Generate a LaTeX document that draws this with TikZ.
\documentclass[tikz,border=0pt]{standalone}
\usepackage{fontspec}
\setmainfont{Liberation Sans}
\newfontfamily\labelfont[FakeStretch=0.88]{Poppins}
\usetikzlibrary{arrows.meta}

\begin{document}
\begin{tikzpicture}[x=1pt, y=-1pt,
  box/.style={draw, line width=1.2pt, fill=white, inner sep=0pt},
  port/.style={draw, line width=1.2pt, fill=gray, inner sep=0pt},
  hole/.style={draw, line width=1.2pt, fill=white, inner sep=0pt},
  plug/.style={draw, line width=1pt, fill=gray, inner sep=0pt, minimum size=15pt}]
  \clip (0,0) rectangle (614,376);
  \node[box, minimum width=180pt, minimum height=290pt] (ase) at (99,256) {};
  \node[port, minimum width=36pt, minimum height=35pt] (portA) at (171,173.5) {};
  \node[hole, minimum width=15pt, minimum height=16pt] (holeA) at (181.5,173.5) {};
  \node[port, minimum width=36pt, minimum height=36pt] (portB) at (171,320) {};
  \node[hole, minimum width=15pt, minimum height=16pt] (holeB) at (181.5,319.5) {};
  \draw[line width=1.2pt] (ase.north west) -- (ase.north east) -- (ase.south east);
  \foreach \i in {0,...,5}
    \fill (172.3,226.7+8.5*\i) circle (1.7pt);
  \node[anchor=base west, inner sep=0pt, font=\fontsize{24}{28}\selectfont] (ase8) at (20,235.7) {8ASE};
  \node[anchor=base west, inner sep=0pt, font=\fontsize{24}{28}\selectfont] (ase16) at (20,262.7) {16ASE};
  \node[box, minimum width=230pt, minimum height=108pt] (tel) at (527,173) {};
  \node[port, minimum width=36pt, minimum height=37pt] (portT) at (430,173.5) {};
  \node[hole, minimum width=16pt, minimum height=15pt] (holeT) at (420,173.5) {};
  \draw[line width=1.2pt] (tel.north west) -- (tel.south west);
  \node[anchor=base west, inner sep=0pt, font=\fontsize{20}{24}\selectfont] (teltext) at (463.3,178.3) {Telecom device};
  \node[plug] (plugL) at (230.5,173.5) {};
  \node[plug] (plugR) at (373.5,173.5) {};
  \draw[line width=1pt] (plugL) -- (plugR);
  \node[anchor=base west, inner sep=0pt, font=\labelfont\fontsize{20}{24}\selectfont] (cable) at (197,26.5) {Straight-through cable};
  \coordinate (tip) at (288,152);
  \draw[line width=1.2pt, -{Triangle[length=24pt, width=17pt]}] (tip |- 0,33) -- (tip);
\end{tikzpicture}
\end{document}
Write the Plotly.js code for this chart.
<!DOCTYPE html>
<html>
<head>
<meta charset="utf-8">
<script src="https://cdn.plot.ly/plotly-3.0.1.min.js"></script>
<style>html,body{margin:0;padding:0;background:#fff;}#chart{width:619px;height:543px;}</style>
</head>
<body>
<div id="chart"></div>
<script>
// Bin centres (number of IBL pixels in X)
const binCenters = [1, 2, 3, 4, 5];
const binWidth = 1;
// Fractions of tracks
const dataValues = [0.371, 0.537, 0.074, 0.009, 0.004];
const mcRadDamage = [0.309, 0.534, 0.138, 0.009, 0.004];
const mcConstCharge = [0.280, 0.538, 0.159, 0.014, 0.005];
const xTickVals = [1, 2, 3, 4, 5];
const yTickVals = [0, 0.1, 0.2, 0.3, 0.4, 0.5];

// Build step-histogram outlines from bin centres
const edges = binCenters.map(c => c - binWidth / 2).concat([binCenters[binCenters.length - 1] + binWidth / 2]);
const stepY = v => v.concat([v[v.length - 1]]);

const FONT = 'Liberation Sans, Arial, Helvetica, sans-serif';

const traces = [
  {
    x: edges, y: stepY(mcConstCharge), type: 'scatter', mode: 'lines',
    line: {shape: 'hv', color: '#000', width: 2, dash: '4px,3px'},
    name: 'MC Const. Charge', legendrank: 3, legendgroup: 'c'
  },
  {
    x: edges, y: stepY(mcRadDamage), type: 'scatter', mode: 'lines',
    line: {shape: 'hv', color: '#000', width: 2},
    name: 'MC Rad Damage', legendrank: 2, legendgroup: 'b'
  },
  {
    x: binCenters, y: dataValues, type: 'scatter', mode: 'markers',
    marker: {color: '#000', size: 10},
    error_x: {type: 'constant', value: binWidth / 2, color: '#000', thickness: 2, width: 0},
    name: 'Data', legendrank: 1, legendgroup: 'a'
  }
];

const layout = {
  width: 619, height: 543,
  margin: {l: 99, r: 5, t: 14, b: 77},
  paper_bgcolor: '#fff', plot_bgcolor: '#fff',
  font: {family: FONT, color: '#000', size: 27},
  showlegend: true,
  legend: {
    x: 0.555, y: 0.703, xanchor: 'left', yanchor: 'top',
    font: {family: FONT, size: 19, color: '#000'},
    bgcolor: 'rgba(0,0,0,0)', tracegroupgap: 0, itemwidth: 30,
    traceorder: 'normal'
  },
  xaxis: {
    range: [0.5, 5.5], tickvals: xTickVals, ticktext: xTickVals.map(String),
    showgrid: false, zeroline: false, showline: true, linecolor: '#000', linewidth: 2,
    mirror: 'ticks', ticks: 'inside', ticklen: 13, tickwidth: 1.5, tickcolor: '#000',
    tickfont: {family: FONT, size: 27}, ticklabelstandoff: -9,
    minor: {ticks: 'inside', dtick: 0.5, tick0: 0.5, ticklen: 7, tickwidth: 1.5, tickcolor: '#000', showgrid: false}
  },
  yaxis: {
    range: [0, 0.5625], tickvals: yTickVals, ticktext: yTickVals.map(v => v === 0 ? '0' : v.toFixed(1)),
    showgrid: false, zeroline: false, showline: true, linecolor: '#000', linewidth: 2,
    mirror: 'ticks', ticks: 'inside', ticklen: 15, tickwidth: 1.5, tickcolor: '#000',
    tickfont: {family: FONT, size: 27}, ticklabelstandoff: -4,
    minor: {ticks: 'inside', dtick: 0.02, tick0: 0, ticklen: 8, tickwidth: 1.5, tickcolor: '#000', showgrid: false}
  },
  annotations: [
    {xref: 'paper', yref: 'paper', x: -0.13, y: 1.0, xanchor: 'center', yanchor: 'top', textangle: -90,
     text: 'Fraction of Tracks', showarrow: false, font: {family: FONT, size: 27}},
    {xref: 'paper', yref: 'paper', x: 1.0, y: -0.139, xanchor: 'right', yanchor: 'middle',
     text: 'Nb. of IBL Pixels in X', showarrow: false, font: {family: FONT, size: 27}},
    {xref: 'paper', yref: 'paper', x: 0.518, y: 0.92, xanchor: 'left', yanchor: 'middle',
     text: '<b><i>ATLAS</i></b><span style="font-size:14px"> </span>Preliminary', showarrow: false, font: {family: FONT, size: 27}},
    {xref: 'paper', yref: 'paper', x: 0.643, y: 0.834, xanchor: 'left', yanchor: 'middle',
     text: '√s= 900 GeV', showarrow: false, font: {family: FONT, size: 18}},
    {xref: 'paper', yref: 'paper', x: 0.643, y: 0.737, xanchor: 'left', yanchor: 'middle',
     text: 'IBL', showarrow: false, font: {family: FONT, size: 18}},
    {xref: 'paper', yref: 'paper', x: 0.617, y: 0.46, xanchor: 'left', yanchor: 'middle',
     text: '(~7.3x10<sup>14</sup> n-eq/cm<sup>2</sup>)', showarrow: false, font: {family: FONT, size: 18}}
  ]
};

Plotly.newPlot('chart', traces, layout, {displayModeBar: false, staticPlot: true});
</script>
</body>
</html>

= What to produce =
Output the records exactly, including every line.

= Correct result =
Generate a LaTeX document that draws this with TikZ.
\documentclass[tikz,border=0pt]{standalone}
\usepackage{fontspec}
\setmainfont{Liberation Sans}
\newfontfamily\labelfont[FakeStretch=0.88]{Poppins}
\usetikzlibrary{arrows.meta}

\begin{document}
\begin{tikzpicture}[x=1pt, y=-1pt,
  box/.style={draw, line width=1.2pt, fill=white, inner sep=0pt},
  port/.style={draw, line width=1.2pt, fill=gray, inner sep=0pt},
  hole/.style={draw, line width=1.2pt, fill=white, inner sep=0pt},
  plug/.style={draw, line width=1pt, fill=gray, inner sep=0pt, minimum size=15pt}]
  \clip (0,0) rectangle (614,376);
  \node[box, minimum width=180pt, minimum height=290pt] (ase) at (99,256) {};
  \node[port, minimum width=36pt, minimum height=35pt] (portA) at (171,173.5) {};
  \node[hole, minimum width=15pt, minimum height=16pt] (holeA) at (181.5,173.5) {};
  \node[port, minimum width=36pt, minimum height=36pt] (portB) at (171,320) {};
  \node[hole, minimum width=15pt, minimum height=16pt] (holeB) at (181.5,319.5) {};
  \draw[line width=1.2pt] (ase.north west) -- (ase.north east) -- (ase.south east);
  \foreach \i in {0,...,5}
    \fill (172.3,226.7+8.5*\i) circle (1.7pt);
  \node[anchor=base west, inner sep=0pt, font=\fontsize{24}{28}\selectfont] (ase8) at (20,235.7) {8ASE};
  \node[anchor=base west, inner sep=0pt, font=\fontsize{24}{28}\selectfont] (ase16) at (20,262.7) {16ASE};
  \node[box, minimum width=230pt, minimum height=108pt] (tel) at (527,173) {};
  \node[port, minimum width=36pt, minimum height=37pt] (portT) at (430,173.5) {};
  \node[hole, minimum width=16pt, minimum height=15pt] (holeT) at (420,173.5) {};
  \draw[line width=1.2pt] (tel.north west) -- (tel.south west);
  \node[anchor=base west, inner sep=0pt, font=\fontsize{20}{24}\selectfont] (teltext) at (463.3,178.3) {Telecom device};
  \node[plug] (plugL) at (230.5,173.5) {};
  \node[plug] (plugR) at (373.5,173.5) {};
  \draw[line width=1pt] (plugL) -- (plugR);
  \node[anchor=base west, inner sep=0pt, font=\labelfont\fontsize{20}{24}\selectfont] (cable) at (197,26.5) {Straight-through cable};
  \coordinate (tip) at (288,152);
  \draw[line width=1.2pt, -{Triangle[length=24pt, width=17pt]}] (tip |- 0,33) -- (tip);
\end{tikzpicture}
\end{document}
Write the Plotly.js code for this chart.
<!DOCTYPE html>
<html>
<head>
<meta charset="utf-8">
<script src="https://cdn.plot.ly/plotly-3.0.1.min.js"></script>
<style>html,body{margin:0;padding:0;background:#fff;}#chart{width:619px;height:543px;}</style>
</head>
<body>
<div id="chart"></div>
<script>
// Bin centres (number of IBL pixels in X)
const binCenters = [1, 2, 3, 4, 5];
const binWidth = 1;
// Fractions of tracks
const dataValues = [0.371, 0.537, 0.074, 0.009, 0.004];
const mcRadDamage = [0.309, 0.534, 0.138, 0.009, 0.004];
const mcConstCharge = [0.280, 0.538, 0.159, 0.014, 0.005];
const xTickVals = [1, 2, 3, 4, 5];
const yTickVals = [0, 0.1, 0.2, 0.3, 0.4, 0.5];

// Build step-histogram outlines from bin centres
const edges = binCenters.map(c => c - binWidth / 2).concat([binCenters[binCenters.length - 1] + binWidth / 2]);
const stepY = v => v.concat([v[v.length - 1]]);

const FONT = 'Liberation Sans, Arial, Helvetica, sans-serif';

const traces = [
  {
    x: edges, y: stepY(mcConstCharge), type: 'scatter', mode: 'lines',
    line: {shape: 'hv', color: '#000', width: 2, dash: '4px,3px'},
    name: 'MC Const. Charge', legendrank: 3, legendgroup: 'c'
  },
  {
    x: edges, y: stepY(mcRadDamage), type: 'scatter', mode: 'lines',
    line: {shape: 'hv', color: '#000', width: 2},
    name: 'MC Rad Damage', legendrank: 2, legendgroup: 'b'
  },
  {
    x: binCenters, y: dataValues, type: 'scatter', mode: 'markers',
    marker: {color: '#000', size: 10},
    error_x: {type: 'constant', value: binWidth / 2, color: '#000', thickness: 2, width: 0},
    name: 'Data', legendrank: 1, legendgroup: 'a'
  }
];

const layout = {
  width: 619, height: 543,
  margin: {l: 99, r: 5, t: 14, b: 77},
  paper_bgcolor: '#fff', plot_bgcolor: '#fff',
  font: {family: FONT, color: '#000', size: 27},
  showlegend: true,
  legend: {
    x: 0.555, y: 0.703, xanchor: 'left', yanchor: 'top',
    font: {family: FONT, size: 19, color: '#000'},
    bgcolor: 'rgba(0,0,0,0)', tracegroupgap: 0, itemwidth: 30,
    traceorder: 'normal'
  },
  xaxis: {
    range: [0.5, 5.5], tickvals: xTickVals, ticktext: xTickVals.map(String),
    showgrid: false, zeroline: false, showline: true, linecolor: '#000', linewidth: 2,
    mirror: 'ticks', ticks: 'inside', ticklen: 13, tickwidth: 1.5, tickcolor: '#000',
    tickfont: {family: FONT, size: 27}, ticklabelstandoff: -9,
    minor: {ticks: 'inside', dtick: 0.5, tick0: 0.5, ticklen: 7, tickwidth: 1.5, tickcolor: '#000', showgrid: false}
  },
  yaxis: {
    range: [0, 0.5625], tickvals: yTickVals, ticktext: yTickVals.map(v => v === 0 ? '0' : v.toFixed(1)),
    showgrid: false, zeroline: false, showline: true, linecolor: '#000', linewidth: 2,
    mirror: 'ticks', ticks: 'inside', ticklen: 15, tickwidth: 1.5, tickcolor: '#000',
    tickfont: {family: FONT, size: 27}, ticklabelstandoff: -4,
    minor: {ticks: 'inside', dtick: 0.02, tick0: 0, ticklen: 8, tickwidth: 1.5, tickcolor: '#000', showgrid: false}
  },
  annotations: [
    {xref: 'paper', yref: 'paper', x: -0.13, y: 1.0, xanchor: 'center', yanchor: 'top', textangle: -90,
     text: 'Fraction of Tracks', showarrow: false, font: {family: FONT, size: 27}},
    {xref: 'paper', yref: 'paper', x: 1.0, y: -0.139, xanchor: 'right', yanchor: 'middle',
     text: 'Nb. of IBL Pixels in X', showarrow: false, font: {family: FONT, size: 27}},
    {xref: 'paper', yref: 'paper', x: 0.518, y: 0.92, xanchor: 'left', yanchor: 'middle',
     text: '<b><i>ATLAS</i></b><span style="font-size:14px"> </span>Preliminary', showarrow: false, font: {family: FONT, size: 27}},
    {xref: 'paper', yref: 'paper', x: 0.643, y: 0.834, xanchor: 'left', yanchor: 'middle',
     text: '√s= 900 GeV', showarrow: false, font: {family: FONT, size: 18}},
    {xref: 'paper', yref: 'paper', x: 0.643, y: 0.737, xanchor: 'left', yanchor: 'middle',
     text: 'IBL', showarrow: false, font: {family: FONT, size: 18}},
    {xref: 'paper', yref: 'paper', x: 0.617, y: 0.46, xanchor: 'left', yanchor: 'middle',
     text: '(~7.3x10<sup>14</sup> n-eq/cm<sup>2</sup>)', showarrow: false, font: {family: FONT, size: 18}}
  ]
};

Plotly.newPlot('chart', traces, layout, {displayModeBar: false, staticPlot: true});
</script>
</body>
</html>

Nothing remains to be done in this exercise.